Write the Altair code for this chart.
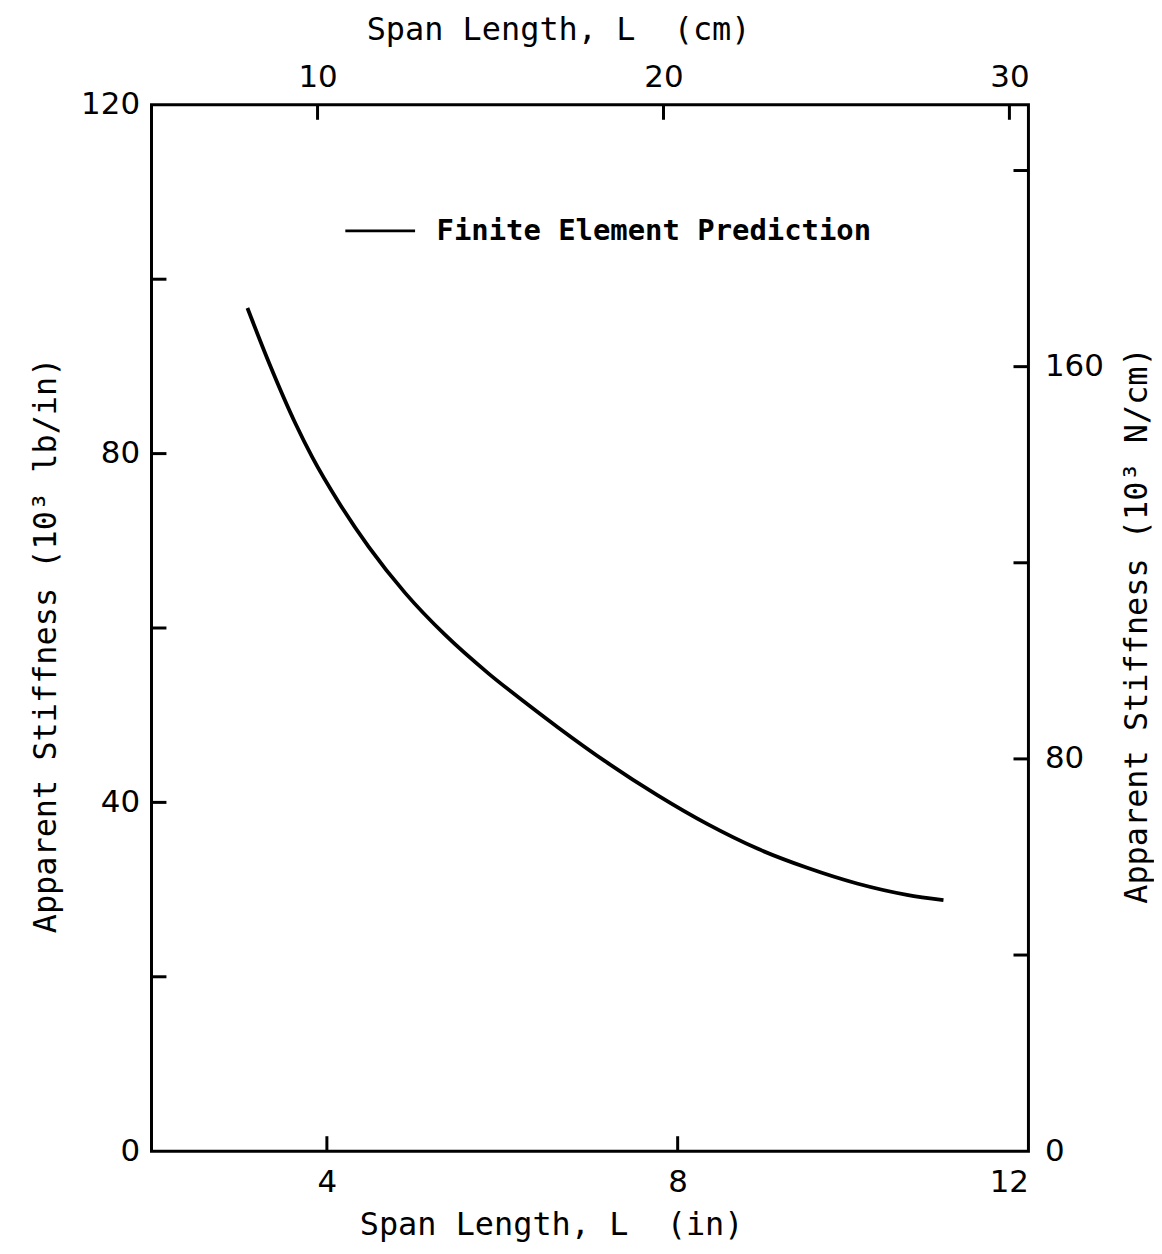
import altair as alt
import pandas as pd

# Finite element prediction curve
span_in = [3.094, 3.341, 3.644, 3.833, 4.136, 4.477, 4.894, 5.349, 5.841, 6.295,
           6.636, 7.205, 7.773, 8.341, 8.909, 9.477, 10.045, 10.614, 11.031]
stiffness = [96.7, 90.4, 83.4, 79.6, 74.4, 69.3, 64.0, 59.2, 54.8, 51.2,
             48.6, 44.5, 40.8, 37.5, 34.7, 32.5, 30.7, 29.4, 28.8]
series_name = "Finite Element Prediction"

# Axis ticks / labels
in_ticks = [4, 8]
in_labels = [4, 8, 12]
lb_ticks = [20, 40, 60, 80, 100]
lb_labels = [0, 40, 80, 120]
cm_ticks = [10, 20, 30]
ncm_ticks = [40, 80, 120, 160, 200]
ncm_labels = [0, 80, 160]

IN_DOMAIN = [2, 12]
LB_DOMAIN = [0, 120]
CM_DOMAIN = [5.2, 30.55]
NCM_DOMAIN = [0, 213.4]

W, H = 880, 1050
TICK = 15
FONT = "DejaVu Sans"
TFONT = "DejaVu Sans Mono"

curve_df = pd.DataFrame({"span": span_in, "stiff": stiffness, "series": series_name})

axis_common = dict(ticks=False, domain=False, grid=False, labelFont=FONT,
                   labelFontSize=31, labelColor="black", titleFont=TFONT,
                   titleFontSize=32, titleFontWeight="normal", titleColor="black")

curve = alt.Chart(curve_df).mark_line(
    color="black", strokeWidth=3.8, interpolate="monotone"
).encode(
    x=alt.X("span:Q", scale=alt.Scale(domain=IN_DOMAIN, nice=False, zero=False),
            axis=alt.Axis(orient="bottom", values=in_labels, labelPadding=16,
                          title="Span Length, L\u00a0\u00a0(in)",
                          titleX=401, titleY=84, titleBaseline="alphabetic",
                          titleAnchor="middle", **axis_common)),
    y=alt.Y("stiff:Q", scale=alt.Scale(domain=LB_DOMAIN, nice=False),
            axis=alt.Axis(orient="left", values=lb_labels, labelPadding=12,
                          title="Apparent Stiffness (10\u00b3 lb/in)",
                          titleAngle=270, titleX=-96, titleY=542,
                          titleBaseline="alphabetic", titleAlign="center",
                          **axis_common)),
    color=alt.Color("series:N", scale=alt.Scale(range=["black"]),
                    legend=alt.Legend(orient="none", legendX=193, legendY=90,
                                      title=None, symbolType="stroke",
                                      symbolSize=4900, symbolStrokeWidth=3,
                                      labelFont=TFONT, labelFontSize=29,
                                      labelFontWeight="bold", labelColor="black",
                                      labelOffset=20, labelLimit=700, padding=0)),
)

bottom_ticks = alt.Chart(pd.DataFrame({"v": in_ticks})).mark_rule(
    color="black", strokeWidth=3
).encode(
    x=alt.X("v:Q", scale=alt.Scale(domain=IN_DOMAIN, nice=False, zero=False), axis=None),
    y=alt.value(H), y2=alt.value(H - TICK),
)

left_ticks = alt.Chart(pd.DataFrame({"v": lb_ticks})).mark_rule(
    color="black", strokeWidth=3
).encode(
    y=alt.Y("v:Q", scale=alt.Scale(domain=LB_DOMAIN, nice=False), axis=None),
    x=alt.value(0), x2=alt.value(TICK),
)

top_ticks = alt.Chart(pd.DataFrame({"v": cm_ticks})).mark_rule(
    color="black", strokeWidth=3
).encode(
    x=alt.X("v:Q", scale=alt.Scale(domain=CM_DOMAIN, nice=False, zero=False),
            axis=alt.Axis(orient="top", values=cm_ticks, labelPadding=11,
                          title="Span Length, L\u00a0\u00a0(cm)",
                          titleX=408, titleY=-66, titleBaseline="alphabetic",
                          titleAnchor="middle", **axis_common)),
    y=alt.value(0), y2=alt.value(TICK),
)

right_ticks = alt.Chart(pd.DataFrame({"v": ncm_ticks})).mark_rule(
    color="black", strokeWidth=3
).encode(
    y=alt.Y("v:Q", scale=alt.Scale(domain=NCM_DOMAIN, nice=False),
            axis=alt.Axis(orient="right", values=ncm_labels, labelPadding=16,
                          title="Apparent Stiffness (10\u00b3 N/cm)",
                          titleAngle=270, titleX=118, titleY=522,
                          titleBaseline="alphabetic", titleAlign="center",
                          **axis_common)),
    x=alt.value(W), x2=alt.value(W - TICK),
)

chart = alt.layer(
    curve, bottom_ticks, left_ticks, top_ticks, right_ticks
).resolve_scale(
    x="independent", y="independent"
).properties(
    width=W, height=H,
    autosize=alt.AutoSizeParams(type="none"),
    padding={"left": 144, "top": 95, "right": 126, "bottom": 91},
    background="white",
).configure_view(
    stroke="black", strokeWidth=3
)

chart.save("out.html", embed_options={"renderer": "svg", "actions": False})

**WRITTEN PROBLEM:**
Begin at the top of the material above and output each line exactly, stopping after the line that holds "import pandas as pd". Leave out pictures.

**SOLUTION FOR THIS PROBLEM:**
Write the Altair code for this chart.
import altair as alt
import pandas as pd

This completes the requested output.